##### DATA TO PROCESS #####

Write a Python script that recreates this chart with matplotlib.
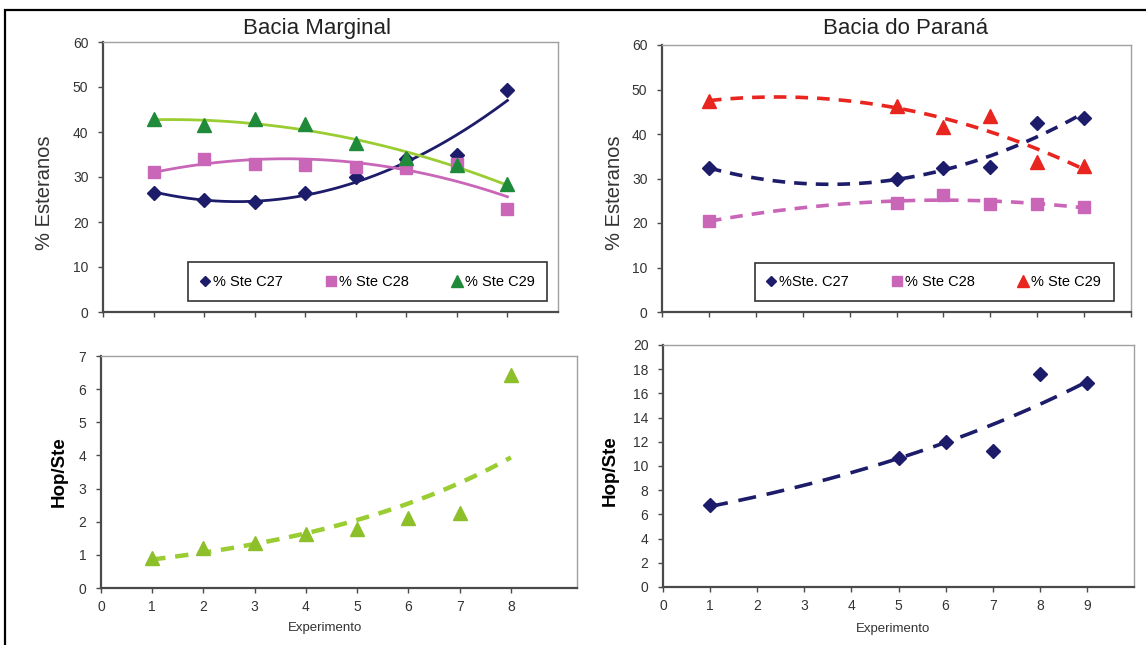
import numpy as np
import matplotlib
matplotlib.use("Agg")
import matplotlib.pyplot as plt
from matplotlib.patches import Rectangle

plt.rcParams['font.family'] = ['Liberation Sans', 'DejaVu Sans']

W, H = 1146, 645

# ---- data: Bacia Marginal ----
exp_marg = [1, 2, 3, 4, 5, 6, 7, 8]
c27_marg = [26.4, 24.9, 24.5, 26.4, 30.1, 34.0, 35.0, 49.4]
c28_marg = [31.2, 33.9, 33.0, 32.7, 32.3, 32.1, 33.0, 23.0]
c29_marg = [42.8, 41.6, 42.8, 41.7, 37.6, 34.3, 32.7, 28.4]
hop_marg = [0.9, 1.22, 1.36, 1.62, 1.78, 2.1, 2.27, 6.42]

# ---- data: Bacia do Parana ----
exp_par = [1, 5, 6, 7, 8, 9]
c27_par = [32.4, 29.9, 32.3, 32.6, 42.5, 43.6]
c28_par = [20.4, 24.4, 26.4, 24.2, 24.2, 23.6]
c29_par = [47.5, 46.3, 41.6, 44.0, 33.8, 32.9]
hop_par = [6.8, 10.7, 12.0, 11.2, 17.6, 16.9]

NAVY = '#1c1c6b'
PINK = '#c966b8'
DGREEN = '#1f8a3a'
LGREEN = '#9acd32'
TRI_LG = '#8cbf2a'
RED = '#e8251f'

MS = {'D': 6.8, 's': 9, '^': 10}


def px_axes(fig, left, top, right, bottom):
    return fig.add_axes([left / W, 1 - bottom / H, (right - left) / W, (bottom - top) / H])


def style(ax):
    for s in ['left', 'bottom']:
        ax.spines[s].set_color('#4a4a4a')
        ax.spines[s].set_linewidth(1.6)
    for s in ['top', 'right']:
        ax.spines[s].set_color('#a0a0a0')
        ax.spines[s].set_linewidth(1.0)
    ax.tick_params(direction='out', length=3.5, width=1.0, color='#4a4a4a',
                   labelsize=10, labelcolor='#333333')
    ax.tick_params(axis='y', pad=7)
    ax.tick_params(axis='x', pad=5)


def poly_trend(x, y, deg=2):
    c = np.polyfit(x, y, deg)
    xs = np.linspace(min(x), max(x), 200)
    return xs, np.polyval(c, xs)


def exp_trend(x, y):
    c = np.polyfit(x, np.log(y), 1)
    xs = np.linspace(min(x), max(x), 200)
    return xs, np.exp(np.polyval(c, xs))


def add_legend(ax, anchor):
    leg = ax.legend(loc='lower right', bbox_to_anchor=anchor, ncol=3, fontsize=10.5,
                    frameon=True, fancybox=False, handlelength=0.6, handletextpad=0.25,
                    columnspacing=3.0, borderpad=0.85, borderaxespad=0, markerscale=0.8)
    leg.get_frame().set_edgecolor('black')
    leg.get_frame().set_linewidth(1.2)


fig = plt.figure(figsize=(W / 100, H / 100), dpi=100)

# outer frame
fig.patches.append(Rectangle((5 / W, -0.1), 1.2, 1 - 10 / H + 0.1, transform=fig.transFigure,
                             fill=False, ec='black', lw=1.6))

# ---------- top left ----------
ax1 = px_axes(fig, 103, 42, 558, 312)
style(ax1)
for y, c, mc, m, lab in [(c27_marg, NAVY, NAVY, 'D', '% Ste C27'),
                         (c28_marg, PINK, PINK, 's', '% Ste C28'),
                         (c29_marg, LGREEN, DGREEN, '^', '% Ste C29')]:
    xs, ys = poly_trend(exp_marg, y)
    ax1.plot(xs, ys, color=c, lw=2.0, zorder=2)
    ax1.plot(exp_marg, y, ls='none', marker=m, ms=MS[m], color=mc, label=lab, zorder=3)
ax1.set_xlim(0, 9)
ax1.set_ylim(0, 60)
ax1.set_xticks(range(0, 9))
ax1.set_xticklabels([])
ax1.set_yticks(range(0, 61, 10))
add_legend(ax1, (0.976, 0.04))
ax1.set_title('Bacia Marginal', fontsize=16, color='#222222', pad=6, x=0.47)

# ---------- top right ----------
ax2 = px_axes(fig, 662, 45, 1131, 312)
style(ax2)
for y, c, m, lab in [(c27_par, NAVY, 'D', '%Ste. C27'),
                     (c28_par, PINK, 's', '% Ste C28'),
                     (c29_par, RED, '^', '% Ste C29')]:
    xs, ys = poly_trend(exp_par, y)
    ax2.plot(xs, ys, color=c, lw=2.6, ls=(0, (3.5, 2.5)), zorder=2)
    ax2.plot(exp_par, y, ls='none', marker=m, ms=MS[m], color=c, label=lab, zorder=3)
ax2.set_xlim(0, 10)
ax2.set_ylim(0, 60)
ax2.set_xticks(range(0, 11))
ax2.set_xticklabels([])
ax2.set_yticks(range(0, 61, 10))
add_legend(ax2, (0.963, 0.04))
ax2.set_title('Bacia do Paraná', fontsize=16, color='#222222', pad=8, x=0.52)

fig.text(45 / W, 1 - 193 / H, '% Esteranos', rotation=90, ha='center', va='center',
         fontsize=14.5, color='#333333')
fig.text(615 / W, 1 - 193 / H, '% Esteranos', rotation=90, ha='center', va='center',
         fontsize=14.5, color='#333333')

# ---------- bottom left ----------
ax3 = px_axes(fig, 101, 356, 577, 588)
style(ax3)
xs, ys = exp_trend(exp_marg, hop_marg)
ax3.plot(xs, ys, color=LGREEN, lw=3.2, ls=(0, (3, 2.2)), zorder=2)
ax3.plot(exp_marg, hop_marg, ls='none', marker='^', ms=MS['^'], color=TRI_LG, zorder=3)
ax3.set_xlim(0, 9.29)
ax3.set_ylim(0, 7)
ax3.set_xticks(range(0, 9))
ax3.set_yticks(range(0, 8))
ax3.set_xlabel('Experimento', fontsize=9.5, color='#333333')
ax3.xaxis.set_label_coords(0.47, -0.147)
ax3.set_ylabel('Hop/Ste', fontsize=13.5, fontweight='bold')
ax3.yaxis.set_label_coords(-0.069, 0.5)

# ---------- bottom right ----------
ax4 = px_axes(fig, 663, 345, 1134, 587)
style(ax4)
xs, ys = exp_trend(exp_par, hop_par)
ax4.plot(xs, ys, color=NAVY, lw=2.6, ls=(0, (5, 3)), zorder=2)
ax4.plot(exp_par, hop_par, ls='none', marker='D', ms=MS['D'], color=NAVY, zorder=3)
ax4.set_xlim(0, 10)
ax4.set_ylim(0, 20)
ax4.set_xticks(range(0, 10))
ax4.set_yticks(range(0, 21, 2))
ax4.set_xlabel('Experimento', fontsize=9.5, color='#333333')
ax4.xaxis.set_label_coords(0.488, -0.149)
ax4.set_ylabel('Hop/Ste', fontsize=13.5, fontweight='bold')
ax4.yaxis.set_label_coords(-0.095, 0.48)

fig.savefig('out.png', dpi=100)
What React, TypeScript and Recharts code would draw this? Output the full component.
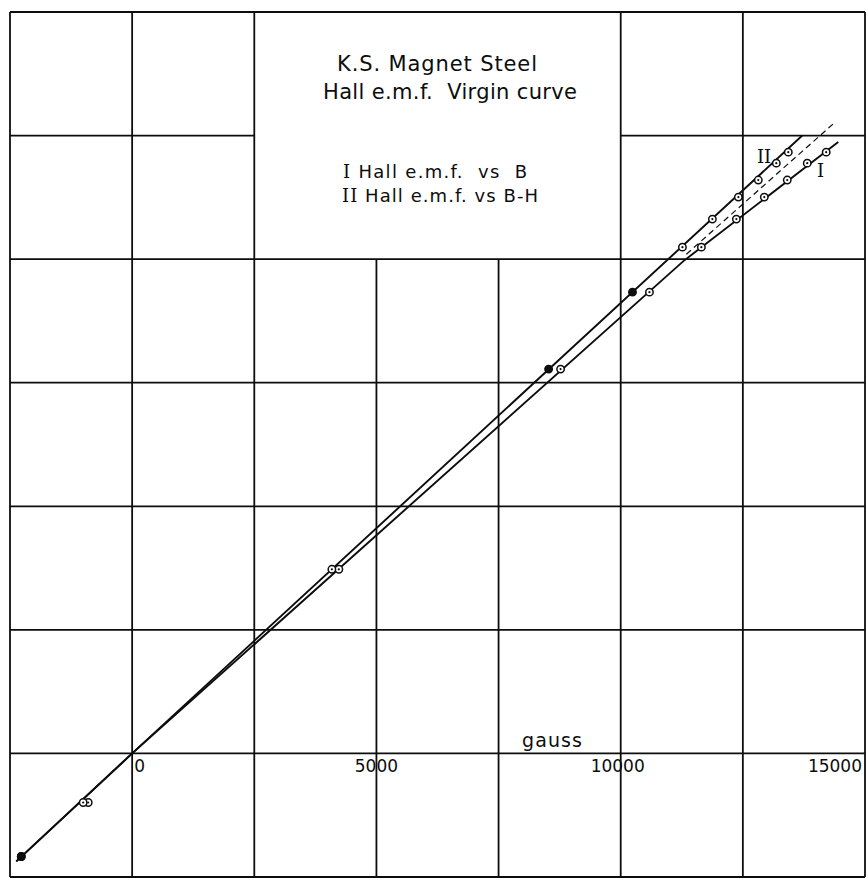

#####

» **PROBLEM TO SOLVE**
Without the pictures, write out the whole listing above exactly as it appears.

» **FINISHED TASK**
Write a Python script that recreates this chart with matplotlib.
import numpy as np
import matplotlib
matplotlib.use("Agg")
import matplotlib.pyplot as plt
from matplotlib.patches import Rectangle

plt.rcParams['font.family'] = ['Liberation Sans', 'DejaVu Sans']

W, H = 1146, 645

# ---- data: Bacia Marginal ----
exp_marg = [1, 2, 3, 4, 5, 6, 7, 8]
c27_marg = [26.4, 24.9, 24.5, 26.4, 30.1, 34.0, 35.0, 49.4]
c28_marg = [31.2, 33.9, 33.0, 32.7, 32.3, 32.1, 33.0, 23.0]
c29_marg = [42.8, 41.6, 42.8, 41.7, 37.6, 34.3, 32.7, 28.4]
hop_marg = [0.9, 1.22, 1.36, 1.62, 1.78, 2.1, 2.27, 6.42]

# ---- data: Bacia do Parana ----
exp_par = [1, 5, 6, 7, 8, 9]
c27_par = [32.4, 29.9, 32.3, 32.6, 42.5, 43.6]
c28_par = [20.4, 24.4, 26.4, 24.2, 24.2, 23.6]
c29_par = [47.5, 46.3, 41.6, 44.0, 33.8, 32.9]
hop_par = [6.8, 10.7, 12.0, 11.2, 17.6, 16.9]

NAVY = '#1c1c6b'
PINK = '#c966b8'
DGREEN = '#1f8a3a'
LGREEN = '#9acd32'
TRI_LG = '#8cbf2a'
RED = '#e8251f'

MS = {'D': 6.8, 's': 9, '^': 10}


def px_axes(fig, left, top, right, bottom):
    return fig.add_axes([left / W, 1 - bottom / H, (right - left) / W, (bottom - top) / H])


def style(ax):
    for s in ['left', 'bottom']:
        ax.spines[s].set_color('#4a4a4a')
        ax.spines[s].set_linewidth(1.6)
    for s in ['top', 'right']:
        ax.spines[s].set_color('#a0a0a0')
        ax.spines[s].set_linewidth(1.0)
    ax.tick_params(direction='out', length=3.5, width=1.0, color='#4a4a4a',
                   labelsize=10, labelcolor='#333333')
    ax.tick_params(axis='y', pad=7)
    ax.tick_params(axis='x', pad=5)


def poly_trend(x, y, deg=2):
    c = np.polyfit(x, y, deg)
    xs = np.linspace(min(x), max(x), 200)
    return xs, np.polyval(c, xs)


def exp_trend(x, y):
    c = np.polyfit(x, np.log(y), 1)
    xs = np.linspace(min(x), max(x), 200)
    return xs, np.exp(np.polyval(c, xs))


def add_legend(ax, anchor):
    leg = ax.legend(loc='lower right', bbox_to_anchor=anchor, ncol=3, fontsize=10.5,
                    frameon=True, fancybox=False, handlelength=0.6, handletextpad=0.25,
                    columnspacing=3.0, borderpad=0.85, borderaxespad=0, markerscale=0.8)
    leg.get_frame().set_edgecolor('black')
    leg.get_frame().set_linewidth(1.2)


fig = plt.figure(figsize=(W / 100, H / 100), dpi=100)

# outer frame
fig.patches.append(Rectangle((5 / W, -0.1), 1.2, 1 - 10 / H + 0.1, transform=fig.transFigure,
                             fill=False, ec='black', lw=1.6))

# ---------- top left ----------
ax1 = px_axes(fig, 103, 42, 558, 312)
style(ax1)
for y, c, mc, m, lab in [(c27_marg, NAVY, NAVY, 'D', '% Ste C27'),
                         (c28_marg, PINK, PINK, 's', '% Ste C28'),
                         (c29_marg, LGREEN, DGREEN, '^', '% Ste C29')]:
    xs, ys = poly_trend(exp_marg, y)
    ax1.plot(xs, ys, color=c, lw=2.0, zorder=2)
    ax1.plot(exp_marg, y, ls='none', marker=m, ms=MS[m], color=mc, label=lab, zorder=3)
ax1.set_xlim(0, 9)
ax1.set_ylim(0, 60)
ax1.set_xticks(range(0, 9))
ax1.set_xticklabels([])
ax1.set_yticks(range(0, 61, 10))
add_legend(ax1, (0.976, 0.04))
ax1.set_title('Bacia Marginal', fontsize=16, color='#222222', pad=6, x=0.47)

# ---------- top right ----------
ax2 = px_axes(fig, 662, 45, 1131, 312)
style(ax2)
for y, c, m, lab in [(c27_par, NAVY, 'D', '%Ste. C27'),
                     (c28_par, PINK, 's', '% Ste C28'),
                     (c29_par, RED, '^', '% Ste C29')]:
    xs, ys = poly_trend(exp_par, y)
    ax2.plot(xs, ys, color=c, lw=2.6, ls=(0, (3.5, 2.5)), zorder=2)
    ax2.plot(exp_par, y, ls='none', marker=m, ms=MS[m], color=c, label=lab, zorder=3)
ax2.set_xlim(0, 10)
ax2.set_ylim(0, 60)
ax2.set_xticks(range(0, 11))
ax2.set_xticklabels([])
ax2.set_yticks(range(0, 61, 10))
add_legend(ax2, (0.963, 0.04))
ax2.set_title('Bacia do Paraná', fontsize=16, color='#222222', pad=8, x=0.52)

fig.text(45 / W, 1 - 193 / H, '% Esteranos', rotation=90, ha='center', va='center',
         fontsize=14.5, color='#333333')
fig.text(615 / W, 1 - 193 / H, '% Esteranos', rotation=90, ha='center', va='center',
         fontsize=14.5, color='#333333')

# ---------- bottom left ----------
ax3 = px_axes(fig, 101, 356, 577, 588)
style(ax3)
xs, ys = exp_trend(exp_marg, hop_marg)
ax3.plot(xs, ys, color=LGREEN, lw=3.2, ls=(0, (3, 2.2)), zorder=2)
ax3.plot(exp_marg, hop_marg, ls='none', marker='^', ms=MS['^'], color=TRI_LG, zorder=3)
ax3.set_xlim(0, 9.29)
ax3.set_ylim(0, 7)
ax3.set_xticks(range(0, 9))
ax3.set_yticks(range(0, 8))
ax3.set_xlabel('Experimento', fontsize=9.5, color='#333333')
ax3.xaxis.set_label_coords(0.47, -0.147)
ax3.set_ylabel('Hop/Ste', fontsize=13.5, fontweight='bold')
ax3.yaxis.set_label_coords(-0.069, 0.5)

# ---------- bottom right ----------
ax4 = px_axes(fig, 663, 345, 1134, 587)
style(ax4)
xs, ys = exp_trend(exp_par, hop_par)
ax4.plot(xs, ys, color=NAVY, lw=2.6, ls=(0, (5, 3)), zorder=2)
ax4.plot(exp_par, hop_par, ls='none', marker='D', ms=MS['D'], color=NAVY, zorder=3)
ax4.set_xlim(0, 10)
ax4.set_ylim(0, 20)
ax4.set_xticks(range(0, 10))
ax4.set_yticks(range(0, 21, 2))
ax4.set_xlabel('Experimento', fontsize=9.5, color='#333333')
ax4.xaxis.set_label_coords(0.488, -0.149)
ax4.set_ylabel('Hop/Ste', fontsize=13.5, fontweight='bold')
ax4.yaxis.set_label_coords(-0.095, 0.48)

fig.savefig('out.png', dpi=100)
What React, TypeScript and Recharts code would draw this? Output the full component.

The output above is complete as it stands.